╔══

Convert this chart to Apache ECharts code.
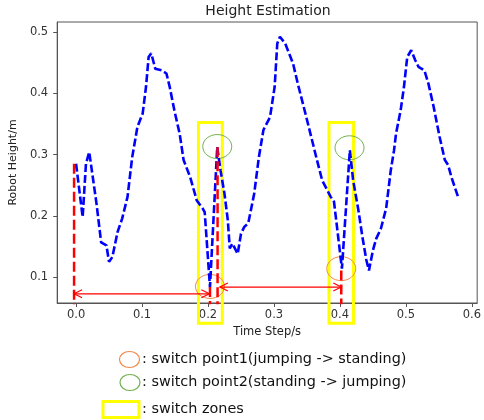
<!DOCTYPE html>
<html>
<head>
<meta charset="utf-8">
<title>Height Estimation</title>
<script src="https://cdn.jsdelivr.net/npm/echarts@6/dist/echarts.min.js"></script>
<style>
    html, body {margin: 0; padding: 0; background: #fff;}
    #main {width: 484px; height: 420px;}
</style>
</head>
<body>
<div id="main"></div>
<script>
// estimated robot height over time
var timeSteps = [0.000, 0.010, 0.015, 0.020, 0.031, 0.038, 0.046, 0.050, 0.055, 0.063,
    0.070, 0.078, 0.085, 0.093, 0.101, 0.106, 0.110, 0.114, 0.120, 0.130,
    0.137, 0.142, 0.149, 0.157, 0.163, 0.173, 0.183, 0.192, 0.195, 0.203,
    0.214, 0.219, 0.225, 0.230, 0.233, 0.237, 0.245, 0.250, 0.255, 0.261,
    0.270, 0.277, 0.284, 0.294, 0.301, 0.305, 0.309, 0.317, 0.329, 0.336,
    0.349, 0.364, 0.373, 0.386, 0.391, 0.403, 0.415, 0.420, 0.428, 0.434,
    0.440, 0.444, 0.450, 0.455, 0.462, 0.470, 0.477, 0.482, 0.485, 0.492,
    0.497, 0.502, 0.508, 0.514, 0.519, 0.528, 0.534, 0.542, 0.551, 0.559,
    0.564, 0.569, 0.579];
var heights = [0.285, 0.198, 0.285, 0.304, 0.220, 0.157, 0.152, 0.125, 0.133, 0.174,
    0.196, 0.231, 0.295, 0.345, 0.367, 0.410, 0.459, 0.465, 0.440, 0.437,
    0.432, 0.410, 0.372, 0.334, 0.291, 0.263, 0.225, 0.212, 0.206, 0.084,
    0.312, 0.274, 0.236, 0.193, 0.147, 0.155, 0.138, 0.171, 0.182, 0.188,
    0.236, 0.295, 0.340, 0.361, 0.410, 0.481, 0.492, 0.481, 0.448, 0.416,
    0.361, 0.296, 0.258, 0.231, 0.223, 0.114, 0.307, 0.258, 0.209, 0.166,
    0.128, 0.111, 0.144, 0.163, 0.179, 0.212, 0.274, 0.307, 0.334, 0.372,
    0.410, 0.459, 0.470, 0.454, 0.443, 0.437, 0.416, 0.378, 0.329, 0.291,
    0.283, 0.263, 0.231];

// switch points: orange = jumping -> standing, green = standing -> jumping
var standPoints = [[0.203, 0.085], [0.402, 0.114]];
var jumpPoints = [[0.214, 0.313], [0.4145, 0.311]];
// red dashed drop lines [x, top]
var dropLines = [[-0.003, 0.285], [0.203, 0.084], [0.2145, 0.312], [0.402, 0.111]];
// double arrows [x start, x end, y]
var arrows = [[-0.003, 0.202, 0.073], [0.218, 0.402, 0.084]];
// switch zones [x left, x right, y top, y bottom]
var zones = [[0.1855, 0.2217, 0.352, 0.025], [0.3834, 0.4205, 0.352, 0.025]];

var xTicks = [0, 0.1, 0.2, 0.3, 0.4, 0.5, 0.6];
var yTicks = [0.1, 0.2, 0.3, 0.4, 0.5];

var FONT = 'DejaVu Sans';
var chart = echarts.init(document.getElementById('main'));

var curve = timeSteps.map(function (t, i) { return [t, heights[i]]; });

var dropSeries = dropLines.map(function (d) {
    return {
        type: 'line',
        data: [[d[0], d[1]], [d[0], 0.0]],
        symbol: 'none',
        z: 4,
        silent: true,
        lineStyle: {color: '#ff0000', width: 2.5, type: [10, 4]}
    };
});

function ellipseSeries(points, color) {
    return {
        type: 'custom',
        data: points,
        z: 1,
        silent: true,
        renderItem: function (params, api) {
            var c = api.coord([api.value(0), api.value(1)]);
            return {
                type: 'ellipse',
                shape: {cx: c[0], cy: c[1], rx: 14.5, ry: 12},
                style: {fill: 'none', stroke: color, lineWidth: 1}
            };
        }
    };
}

var legendFont = '14.4px "DejaVu Sans"';

var option = {
    animation: false,
    backgroundColor: '#ffffff',
    title: {
        text: 'Height Estimation',
        left: 268,
        top: 4,
        padding: 0,
        textAlign: 'center',
        textStyle: {fontFamily: FONT, fontSize: 14, fontWeight: 'normal', color: '#222'}
    },
    grid: {
        left: 54, right: 1, top: 22, bottom: 117,
        show: true, borderColor: '#555', borderWidth: 1,
        containLabel: false
    },
    xAxis: {
        type: 'value',
        min: -0.0286, max: 0.608,
        name: 'Time Step/s',
        nameLocation: 'middle',
        nameGap: 22,
        nameTextStyle: {fontFamily: FONT, fontSize: 11.5, color: '#222'},
        axisLine: {show: true, onZero: false, lineStyle: {color: '#555'}},
        axisTick: {show: true, length: 4, customValues: xTicks, lineStyle: {color: '#555'}},
        axisLabel: {
            customValues: xTicks, margin: 6,
            fontFamily: FONT, fontSize: 11.5, color: '#333',
            formatter: function (v) { return v.toFixed(1); }
        },
        splitLine: {show: false}
    },
    yAxis: {
        type: 'value',
        min: 0.058, max: 0.516,
        name: 'Robot Height/m',
        nameLocation: 'middle',
        nameGap: 35,
        nameTextStyle: {fontFamily: FONT, fontSize: 11, color: '#222'},
        axisLine: {show: true, onZero: false, lineStyle: {color: '#555'}},
        axisTick: {show: true, length: 4, customValues: yTicks, lineStyle: {color: '#555'}},
        axisLabel: {
            customValues: yTicks, margin: 9,
            fontFamily: FONT, fontSize: 11.5, color: '#333',
            formatter: function (v) { return v.toFixed(1); }
        },
        splitLine: {show: false}
    },
    series: [
        {
            type: 'custom',
            data: zones,
            z: 1,
            silent: true,
            renderItem: function (params, api) {
                var p0 = api.coord([api.value(0), api.value(2)]);
                var p1 = api.coord([api.value(1), api.value(3)]);
                return {
                    type: 'rect',
                    shape: {x: p0[0], y: p0[1], width: p1[0] - p0[0], height: p1[1] - p0[1]},
                    style: {fill: 'none', stroke: '#ffff00', lineWidth: 3}
                };
            }
        },
        ellipseSeries(standPoints, '#f0884a'),
        ellipseSeries(jumpPoints, '#72b04e'),
        {
            type: 'line',
            data: curve,
            symbol: 'none',
            z: 3,
            silent: true,
            lineStyle: {color: '#0000ff', width: 2.6, type: [8, 3]}
        }
    ].concat(dropSeries).concat([
        {
            type: 'custom',
            data: arrows,
            z: 5,
            silent: true,
            renderItem: function (params, api) {
                var a = api.coord([api.value(0), api.value(2)]);
                var b = api.coord([api.value(1), api.value(2)]);
                var st = {stroke: '#ff0000', lineWidth: 1.2, fill: 'none'};
                var h = 8, w = 4;
                return {
                    type: 'group',
                    children: [
                        {type: 'line', shape: {x1: a[0], y1: a[1], x2: b[0], y2: b[1]}, style: st},
                        {type: 'polyline', shape: {points: [[a[0] + h, a[1] - w], [a[0], a[1]], [a[0] + h, a[1] + w]]}, style: st},
                        {type: 'polyline', shape: {points: [[b[0] - h, b[1] - w], [b[0], b[1]], [b[0] - h, b[1] + w]]}, style: st}
                    ]
                };
            }
        }
    ]),
    graphic: [
        {type: 'ellipse', shape: {cx: 129.5, cy: 359.5, rx: 10, ry: 8}, style: {fill: 'none', stroke: '#f0884a', lineWidth: 1.2}},
        {type: 'text', x: 142, y: 359.5, style: {text: ': switch point1(jumping -> standing)', font: legendFont, fill: '#111', verticalAlign: 'middle'}},
        {type: 'ellipse', shape: {cx: 130, cy: 382.5, rx: 10, ry: 8}, style: {fill: 'none', stroke: '#72b04e', lineWidth: 1.2}},
        {type: 'text', x: 142, y: 382.5, style: {text: ': switch point2(standing -> jumping)', font: legendFont, fill: '#111', verticalAlign: 'middle'}},
        {type: 'rect', shape: {x: 103, y: 401.5, width: 36, height: 16}, style: {fill: 'none', stroke: '#ffff00', lineWidth: 3}},
        {type: 'text', x: 142, y: 409.5, style: {text: ': switch zones', font: legendFont, fill: '#111', verticalAlign: 'middle'}}
    ]
};

chart.setOption(option);
</script>
</body>
</html>
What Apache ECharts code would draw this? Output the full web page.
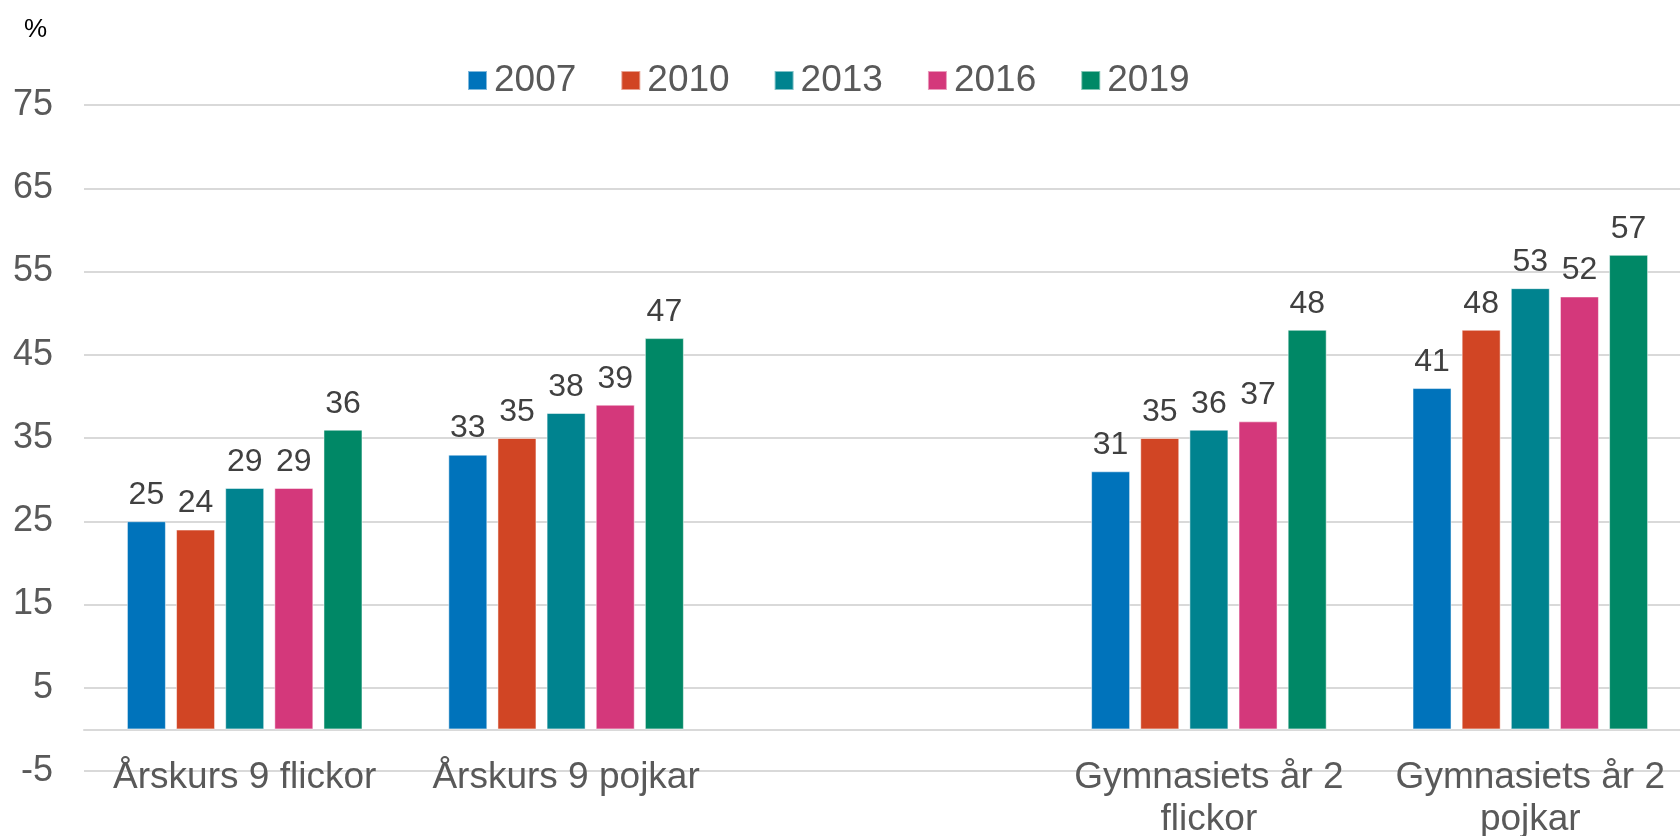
<!DOCTYPE html>
<html lang="sv">

<head>
    <meta charset="UTF-8">
    <title>Andel per årskurs</title>
    <style>
        html,
        body,
        #main {
            width: 100%;
            height: 100%;
            margin: 0;
            padding: 0;
            background-color: #fff;
        }
    </style>
    <script src="https://cdn.jsdelivr.net/npm/echarts@6/dist/echarts.min.js"></script>
</head>

<body>
    <div id="main"></div>
    <script>
        // data
        const categories = ['Årskurs 9 flickor', 'Årskurs 9 pojkar', '', 'Gymnasiets år 2\nflickor', 'Gymnasiets år 2\npojkar'];
        const years = ['2007', '2010', '2013', '2016', '2019'];
        const v2007 = [25, 33, null, 31, 41];
        const v2010 = [24, 35, null, 35, 48];
        const v2013 = [29, 38, null, 36, 53];
        const v2016 = [29, 39, null, 37, 52];
        const v2019 = [36, 47, null, 48, 57];
        const colors = ['#0073BB', '#D14524', '#00838F', '#D4387B', '#008866'];

        const values = [v2007, v2010, v2013, v2016, v2019];
        const font = 'Arial, "Liberation Sans", sans-serif';

        var chart = echarts.init(document.getElementById('main'));

        var option = {
            animation: false,
            color: colors,
            title: {
                text: '%',
                left: 19,
                top: 12,
                textStyle: { fontFamily: font, fontSize: 26, fontWeight: 'normal', color: '#000' }
            },
            legend: {
                data: years,
                left: 462,
                top: 57,
                itemWidth: 19,
                itemHeight: 19,
                itemGap: 44,
                icon: 'rect',
                textStyle: { fontFamily: font, fontSize: 37, color: '#595959', padding: [0, 0, 0, 2] }
            },
            grid: {
                left: 84,
                top: 105,
                width: 1607,
                bottom: 65,
                outerBoundsMode: 'none',
                containLabel: false
            },
            xAxis: {
                type: 'category',
                data: categories,
                axisTick: { show: false },
                axisLine: { onZero: true, lineStyle: { color: '#d9d9d9', width: 2 } },
                axisLabel: {
                    fontFamily: font,
                    fontSize: 37,
                    color: '#595959',
                    margin: -14,
                    lineHeight: 42,
                    interval: 0
                }
            },
            yAxis: {
                type: 'value',
                min: -5,
                max: 75,
                interval: 10,
                axisLine: { show: false },
                axisTick: { show: false },
                splitLine: { lineStyle: { color: '#d9d9d9', width: 2 } },
                axisLabel: { fontFamily: font, fontSize: 36, color: '#595959', margin: 31 }
            },
            series: years.map(function (y, i) {
                return {
                    name: y,
                    type: 'bar',
                    data: values[i],
                    barWidth: 39,
                    barGap: '26%',
                    itemStyle: { borderColor: 'rgba(255,255,255,0.5)', borderWidth: 1 },
                    label: {
                        show: true,
                        position: 'top',
                        distance: 10,
                        fontFamily: font,
                        fontSize: 32,
                        color: '#404040'
                    }
                };
            })
        };

        chart.setOption(option);
    </script>
</body>

</html>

╚══

_Exercise aim_
The lines from the start of the entries above through the one containing "0.283, 0.263, 0.231];" are to be retyped exactly, and no others. Pictures are left out.

_The output_
Convert this chart to Apache ECharts code.
<!DOCTYPE html>
<html>
<head>
<meta charset="utf-8">
<title>Height Estimation</title>
<script src="https://cdn.jsdelivr.net/npm/echarts@6/dist/echarts.min.js"></script>
<style>
    html, body {margin: 0; padding: 0; background: #fff;}
    #main {width: 484px; height: 420px;}
</style>
</head>
<body>
<div id="main"></div>
<script>
// estimated robot height over time
var timeSteps = [0.000, 0.010, 0.015, 0.020, 0.031, 0.038, 0.046, 0.050, 0.055, 0.063,
    0.070, 0.078, 0.085, 0.093, 0.101, 0.106, 0.110, 0.114, 0.120, 0.130,
    0.137, 0.142, 0.149, 0.157, 0.163, 0.173, 0.183, 0.192, 0.195, 0.203,
    0.214, 0.219, 0.225, 0.230, 0.233, 0.237, 0.245, 0.250, 0.255, 0.261,
    0.270, 0.277, 0.284, 0.294, 0.301, 0.305, 0.309, 0.317, 0.329, 0.336,
    0.349, 0.364, 0.373, 0.386, 0.391, 0.403, 0.415, 0.420, 0.428, 0.434,
    0.440, 0.444, 0.450, 0.455, 0.462, 0.470, 0.477, 0.482, 0.485, 0.492,
    0.497, 0.502, 0.508, 0.514, 0.519, 0.528, 0.534, 0.542, 0.551, 0.559,
    0.564, 0.569, 0.579];
var heights = [0.285, 0.198, 0.285, 0.304, 0.220, 0.157, 0.152, 0.125, 0.133, 0.174,
    0.196, 0.231, 0.295, 0.345, 0.367, 0.410, 0.459, 0.465, 0.440, 0.437,
    0.432, 0.410, 0.372, 0.334, 0.291, 0.263, 0.225, 0.212, 0.206, 0.084,
    0.312, 0.274, 0.236, 0.193, 0.147, 0.155, 0.138, 0.171, 0.182, 0.188,
    0.236, 0.295, 0.340, 0.361, 0.410, 0.481, 0.492, 0.481, 0.448, 0.416,
    0.361, 0.296, 0.258, 0.231, 0.223, 0.114, 0.307, 0.258, 0.209, 0.166,
    0.128, 0.111, 0.144, 0.163, 0.179, 0.212, 0.274, 0.307, 0.334, 0.372,
    0.410, 0.459, 0.470, 0.454, 0.443, 0.437, 0.416, 0.378, 0.329, 0.291,
    0.283, 0.263, 0.231];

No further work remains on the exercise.